My wife and I seem to be somewhat unusual for our age, in that we got married relatively young and we had kids relatively young. By this, I mean that we have many friends (and family) who are similar in age to us and have pretty young kids right now, while we have one 17 year old and one 14 year old. Spending time with these friends and family make me think a few things:
1. Having kids is hard. Like, every age brings new challenges. From the physical endurance test of a 2-3 year old kid to the incredible chess game that is a teenager. Life just changes, and the challenges change with it. Sometimes it gets easier, and sometimes it gets harder. But, I think that you can count on it having hard parts throughout.
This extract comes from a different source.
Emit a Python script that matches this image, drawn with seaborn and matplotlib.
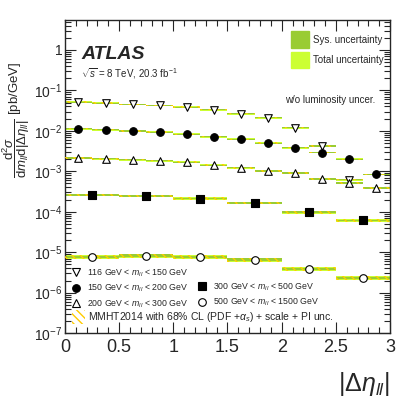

2. Having kids later is very different than having kids earlier. When you have kids earlier in your career/life, you have never taken the time to just be yourself or enjoy time with your partner. You have not done spontaneous vacations or moved to another state/country on a whim. You end up having to plan a lot more and own a minivan at a young age. On the other hand, if you have kids younger, you may have more physical endurance than your toddler. Well, maybe not. But it may be a closer match. A bonus of having kids earlier is that we will have both kids moved out of the house (maybe?) by the time we are 50 (one of us well before 50). Which means that we can start traveling a lot more at a younger age. I am not sure that one is better than the other. It is just different.
3. I very much like little kids, but I am not sure that I would want another one. Now that we have had two kids and have raised them through toddlerhood (and into teenager-hood), we are probably pretty good at it (well, maybe – and we are only talking about toddlerhood to preteen here – the court is still out on teenager-hood), and could probably deal with most of the toddler-ness. But, I am not sure that either of us could take the constant entertainment needs of a toddler. It is a lot of fun for a couple of hours. Then, wow, I can understand why we don’t have any more kids. They are a lot of work.
NPR just did a show on kids, and one of the speakers talked about how kids today are being raised in a very different way than kids have ever really been raised. For example, when I was a kid, we lived between a lake and a forest. My parents used to just basically throw us outside and say, go play. We would got to the lake and play or go to the woods and play. I am not sure how often this was, since I was 8, but I definitely have memories of biking down to the lake and playing with friends, and walking through the forest with my sister. When we moved to Ypsilanti and lived in a neighborhood, we would ride our bikes everywhere. I had a paper route when I was maybe 10-12 years old that was about a mile away from the house. I delivered papers everyday by myself. I would collect money by myself (which, I admit was a bit freaky.)
Today, it seems like that is not done. We let our kids run through the woods by themselves (or used to, when they were interested in that type of ~lame~ activity), but it is a struggle for us to let our 14 year old ride his bike to his friend’s house, which is about 1.5 miles away. We say that the cars go too fast on the dirt roads. Which is true. But, at the same time, he is a responsible kid, who knows what to do. So, we have started letting him venture on his own. But we worry.
When we lived in Ypsilanti a few years ago (I lived there as a kid and as an adult), we would never have let our kids just wonder around on their own. There was a park half a block from our house, but we still would walk with them down there and play with them while they were there. Probably because we know what ~could~ have happened. We are a much better informed society than back in the mid-70s. With that knowledge, comes an understanding of the things that are possible. And that is scary. Many people, including me, are trapped by this knowledge and possibly hold on a little too tightly.
The question is, will it actually affect our kids in a negative way? Will they take less risks as grownups, and live their lives always wanting to be comfortable? Or will they break out of their parent’s safety net and go out and start new companies and do risky things? I guess we, as a society, will find out.